═════ AVAILABLE DATA
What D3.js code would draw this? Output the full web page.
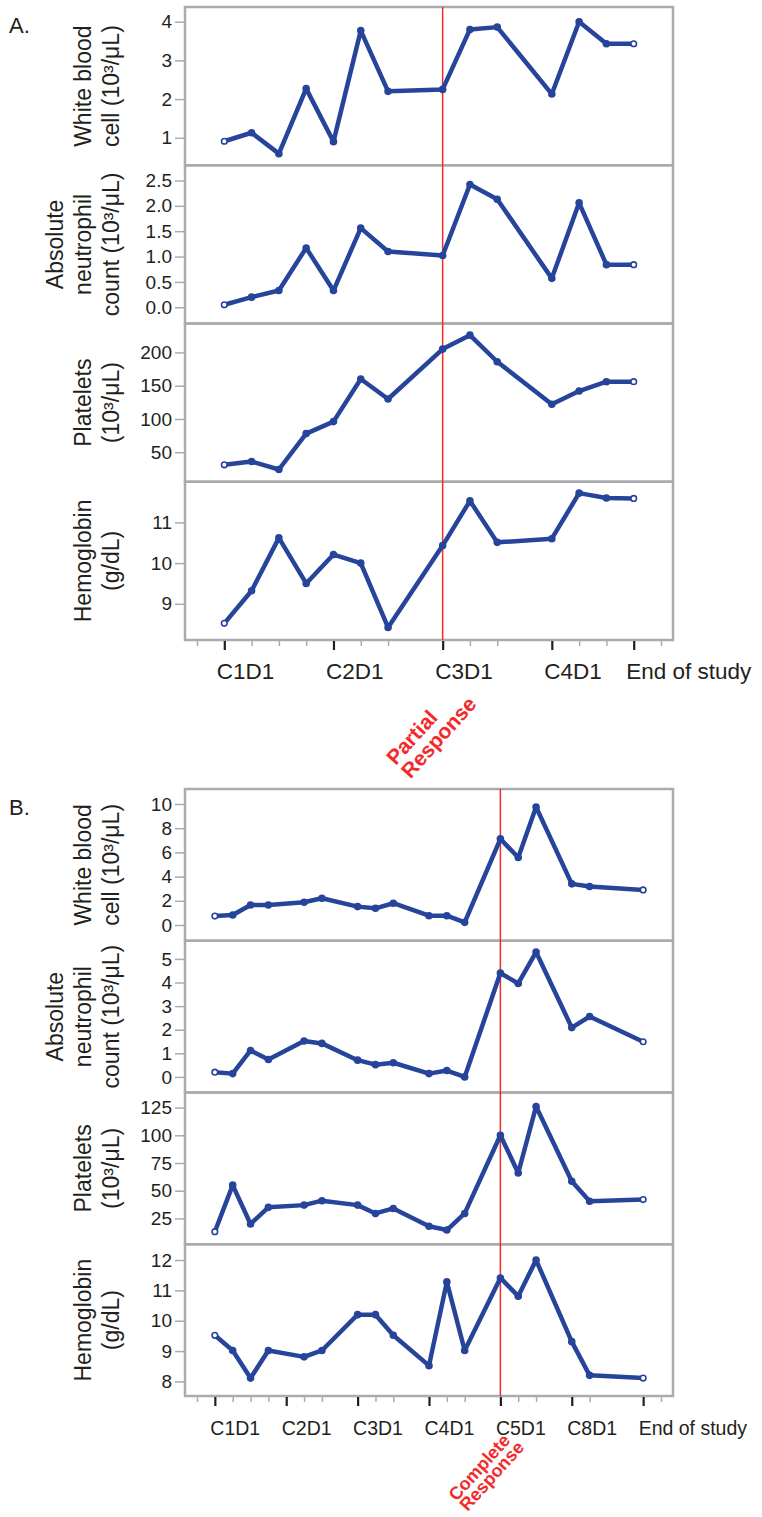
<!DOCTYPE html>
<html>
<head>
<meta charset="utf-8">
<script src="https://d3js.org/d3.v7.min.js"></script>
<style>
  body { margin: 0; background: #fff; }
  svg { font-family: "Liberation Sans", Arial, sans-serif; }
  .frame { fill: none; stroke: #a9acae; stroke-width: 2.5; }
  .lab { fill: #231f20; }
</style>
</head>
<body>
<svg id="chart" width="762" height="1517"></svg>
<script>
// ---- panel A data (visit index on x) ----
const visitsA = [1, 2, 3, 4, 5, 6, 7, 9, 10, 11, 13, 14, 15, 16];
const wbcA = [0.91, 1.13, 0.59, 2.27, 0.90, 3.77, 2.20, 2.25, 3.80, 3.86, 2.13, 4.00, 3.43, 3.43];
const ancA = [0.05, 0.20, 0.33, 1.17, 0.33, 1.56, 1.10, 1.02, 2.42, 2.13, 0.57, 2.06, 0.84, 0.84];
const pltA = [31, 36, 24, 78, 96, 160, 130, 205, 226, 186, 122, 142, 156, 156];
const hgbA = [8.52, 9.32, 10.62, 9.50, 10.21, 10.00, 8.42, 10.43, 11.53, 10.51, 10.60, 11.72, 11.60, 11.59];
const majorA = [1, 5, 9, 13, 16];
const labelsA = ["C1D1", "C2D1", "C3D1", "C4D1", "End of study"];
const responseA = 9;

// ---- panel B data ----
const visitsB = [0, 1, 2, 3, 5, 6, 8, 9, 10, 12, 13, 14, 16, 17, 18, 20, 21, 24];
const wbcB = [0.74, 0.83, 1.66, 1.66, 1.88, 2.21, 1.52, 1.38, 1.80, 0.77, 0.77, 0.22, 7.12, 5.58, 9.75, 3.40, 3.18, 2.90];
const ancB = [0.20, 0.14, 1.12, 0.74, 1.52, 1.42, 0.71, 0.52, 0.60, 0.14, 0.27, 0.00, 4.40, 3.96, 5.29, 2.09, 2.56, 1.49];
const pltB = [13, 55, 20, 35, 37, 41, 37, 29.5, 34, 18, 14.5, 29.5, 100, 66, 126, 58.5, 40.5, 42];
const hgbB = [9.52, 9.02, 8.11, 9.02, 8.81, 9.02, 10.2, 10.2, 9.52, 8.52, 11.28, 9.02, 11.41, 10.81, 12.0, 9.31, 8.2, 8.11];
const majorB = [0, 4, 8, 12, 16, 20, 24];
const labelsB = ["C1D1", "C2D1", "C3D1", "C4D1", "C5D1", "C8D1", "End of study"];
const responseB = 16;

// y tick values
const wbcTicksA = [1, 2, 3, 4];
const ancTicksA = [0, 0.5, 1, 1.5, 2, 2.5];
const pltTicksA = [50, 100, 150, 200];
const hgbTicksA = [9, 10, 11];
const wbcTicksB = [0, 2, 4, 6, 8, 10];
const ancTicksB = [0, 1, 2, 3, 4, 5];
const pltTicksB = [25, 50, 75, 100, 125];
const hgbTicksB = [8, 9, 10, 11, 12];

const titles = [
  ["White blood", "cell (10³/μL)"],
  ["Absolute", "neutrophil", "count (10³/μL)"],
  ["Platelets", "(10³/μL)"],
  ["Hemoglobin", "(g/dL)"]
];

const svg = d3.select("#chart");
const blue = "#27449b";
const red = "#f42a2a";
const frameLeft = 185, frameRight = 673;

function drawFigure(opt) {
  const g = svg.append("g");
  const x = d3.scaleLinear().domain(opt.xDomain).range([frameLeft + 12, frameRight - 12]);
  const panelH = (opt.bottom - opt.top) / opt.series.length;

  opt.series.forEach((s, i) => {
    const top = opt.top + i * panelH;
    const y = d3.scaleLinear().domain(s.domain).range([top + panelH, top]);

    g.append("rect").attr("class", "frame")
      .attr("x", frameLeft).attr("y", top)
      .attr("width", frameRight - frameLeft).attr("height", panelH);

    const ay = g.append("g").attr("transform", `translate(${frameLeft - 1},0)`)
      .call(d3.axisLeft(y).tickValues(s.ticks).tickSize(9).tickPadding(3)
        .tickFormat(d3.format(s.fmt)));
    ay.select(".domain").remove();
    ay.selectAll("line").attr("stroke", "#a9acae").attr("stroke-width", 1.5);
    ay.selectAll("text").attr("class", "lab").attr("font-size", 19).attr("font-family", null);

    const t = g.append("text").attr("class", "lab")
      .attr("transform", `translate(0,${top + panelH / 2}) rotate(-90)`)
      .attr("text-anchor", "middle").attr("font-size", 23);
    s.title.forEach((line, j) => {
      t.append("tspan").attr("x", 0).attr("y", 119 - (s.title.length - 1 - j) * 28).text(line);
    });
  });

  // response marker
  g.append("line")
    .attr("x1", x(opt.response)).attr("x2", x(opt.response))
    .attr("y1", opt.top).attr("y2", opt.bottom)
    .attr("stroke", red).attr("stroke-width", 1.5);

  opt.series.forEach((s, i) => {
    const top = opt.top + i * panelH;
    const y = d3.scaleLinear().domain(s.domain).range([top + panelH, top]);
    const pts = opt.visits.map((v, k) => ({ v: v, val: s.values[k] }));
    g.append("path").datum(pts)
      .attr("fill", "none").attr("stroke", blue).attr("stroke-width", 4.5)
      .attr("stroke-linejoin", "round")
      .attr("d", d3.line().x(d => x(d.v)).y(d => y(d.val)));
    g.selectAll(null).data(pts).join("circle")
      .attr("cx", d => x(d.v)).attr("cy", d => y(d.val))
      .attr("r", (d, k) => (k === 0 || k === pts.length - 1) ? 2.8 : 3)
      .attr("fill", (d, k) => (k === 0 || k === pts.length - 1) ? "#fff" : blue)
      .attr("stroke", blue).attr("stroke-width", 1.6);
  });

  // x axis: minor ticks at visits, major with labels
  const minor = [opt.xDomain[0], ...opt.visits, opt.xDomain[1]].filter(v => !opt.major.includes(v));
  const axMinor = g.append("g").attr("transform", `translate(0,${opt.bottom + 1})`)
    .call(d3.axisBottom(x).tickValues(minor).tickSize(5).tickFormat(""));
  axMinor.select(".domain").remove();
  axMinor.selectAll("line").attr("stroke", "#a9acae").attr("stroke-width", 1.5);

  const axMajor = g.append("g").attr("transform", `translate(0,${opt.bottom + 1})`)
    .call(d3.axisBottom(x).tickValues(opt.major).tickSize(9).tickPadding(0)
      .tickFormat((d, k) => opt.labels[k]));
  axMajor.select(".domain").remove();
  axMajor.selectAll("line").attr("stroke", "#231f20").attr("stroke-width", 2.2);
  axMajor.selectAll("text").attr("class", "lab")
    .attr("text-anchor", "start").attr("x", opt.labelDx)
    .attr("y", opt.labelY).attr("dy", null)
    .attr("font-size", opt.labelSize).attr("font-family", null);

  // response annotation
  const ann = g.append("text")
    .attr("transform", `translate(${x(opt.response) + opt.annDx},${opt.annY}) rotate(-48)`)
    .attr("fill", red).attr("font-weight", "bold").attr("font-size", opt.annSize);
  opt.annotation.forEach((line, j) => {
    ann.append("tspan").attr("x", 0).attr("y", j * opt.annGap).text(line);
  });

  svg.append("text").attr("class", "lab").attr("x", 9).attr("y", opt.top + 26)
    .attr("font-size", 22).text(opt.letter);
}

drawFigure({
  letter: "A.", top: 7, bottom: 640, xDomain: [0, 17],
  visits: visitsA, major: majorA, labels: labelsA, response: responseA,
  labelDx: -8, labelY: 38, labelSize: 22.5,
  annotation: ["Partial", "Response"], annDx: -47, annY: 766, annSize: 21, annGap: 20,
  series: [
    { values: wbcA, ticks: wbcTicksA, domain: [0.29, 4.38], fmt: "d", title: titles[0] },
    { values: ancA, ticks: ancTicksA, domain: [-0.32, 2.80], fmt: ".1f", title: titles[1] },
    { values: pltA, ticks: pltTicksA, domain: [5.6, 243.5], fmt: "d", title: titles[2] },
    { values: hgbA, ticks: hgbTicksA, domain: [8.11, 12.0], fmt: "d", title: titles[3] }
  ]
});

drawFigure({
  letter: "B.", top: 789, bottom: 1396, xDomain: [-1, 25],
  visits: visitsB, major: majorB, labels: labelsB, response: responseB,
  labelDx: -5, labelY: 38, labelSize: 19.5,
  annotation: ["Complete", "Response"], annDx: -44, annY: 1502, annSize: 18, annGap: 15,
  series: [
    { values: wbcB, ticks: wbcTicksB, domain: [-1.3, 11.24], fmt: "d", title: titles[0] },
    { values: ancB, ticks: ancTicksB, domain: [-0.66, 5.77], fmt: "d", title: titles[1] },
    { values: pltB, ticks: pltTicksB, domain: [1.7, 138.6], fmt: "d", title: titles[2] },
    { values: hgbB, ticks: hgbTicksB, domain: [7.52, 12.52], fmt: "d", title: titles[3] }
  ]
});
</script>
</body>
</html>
══════════
• _SET PROBLEM_: Write out again, exactly, the lines from the start of the listing up to the line containing "const responseA = 9;", with both ends and without pictures.

• _THE REPLY_:
What D3.js code would draw this? Output the full web page.
<!DOCTYPE html>
<html>
<head>
<meta charset="utf-8">
<script src="https://d3js.org/d3.v7.min.js"></script>
<style>
  body { margin: 0; background: #fff; }
  svg { font-family: "Liberation Sans", Arial, sans-serif; }
  .frame { fill: none; stroke: #a9acae; stroke-width: 2.5; }
  .lab { fill: #231f20; }
</style>
</head>
<body>
<svg id="chart" width="762" height="1517"></svg>
<script>
// ---- panel A data (visit index on x) ----
const visitsA = [1, 2, 3, 4, 5, 6, 7, 9, 10, 11, 13, 14, 15, 16];
const wbcA = [0.91, 1.13, 0.59, 2.27, 0.90, 3.77, 2.20, 2.25, 3.80, 3.86, 2.13, 4.00, 3.43, 3.43];
const ancA = [0.05, 0.20, 0.33, 1.17, 0.33, 1.56, 1.10, 1.02, 2.42, 2.13, 0.57, 2.06, 0.84, 0.84];
const pltA = [31, 36, 24, 78, 96, 160, 130, 205, 226, 186, 122, 142, 156, 156];
const hgbA = [8.52, 9.32, 10.62, 9.50, 10.21, 10.00, 8.42, 10.43, 11.53, 10.51, 10.60, 11.72, 11.60, 11.59];
const majorA = [1, 5, 9, 13, 16];
const labelsA = ["C1D1", "C2D1", "C3D1", "C4D1", "End of study"];
const responseA = 9;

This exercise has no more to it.